One further consideration is that anything that is infinite and formless transcends the boundaries of "is" and "isn't," of existence and nonexistence. As the philosopher Hegel pointed out in his logical dialectic, absolute, infinite Anything is absolutely indistinguishable from absolute, infinite Nothing, as both are devoid of any determinate content. Only differentiation of some sort can create a duality between these two extremes. Thus consciousness without mental states, or the ultimate essence of the world, cannot be said to exist or not exist, or both, or neither. Yet we have to choose some dualistic terminology in order to speak. So, it's a matter of personal choice: If one prefers "is" one may call it "Brahman," say, and be a Hindu; and if one prefers "isn't" one may call it Nibbāna or Nirvana and be a Buddhist. Whichever works for you.

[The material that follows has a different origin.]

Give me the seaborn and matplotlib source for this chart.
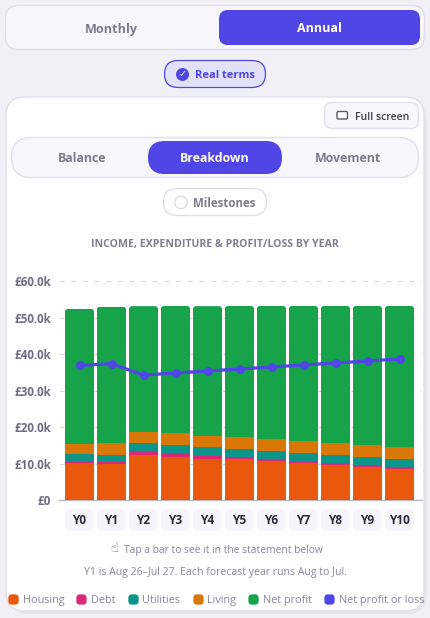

Take your pick.
Venerable Ñāṇavīra was right in insisting that in order for a philosophical system to be logically valid and self-consistent it must be "of a piece." But the "piece" may not be a flat, two-dimensional surface; the "piece" may be a cube instead of a square.
On the other hand, metaphysical speculations such as these are probably unnecessary, and may be a waste of time.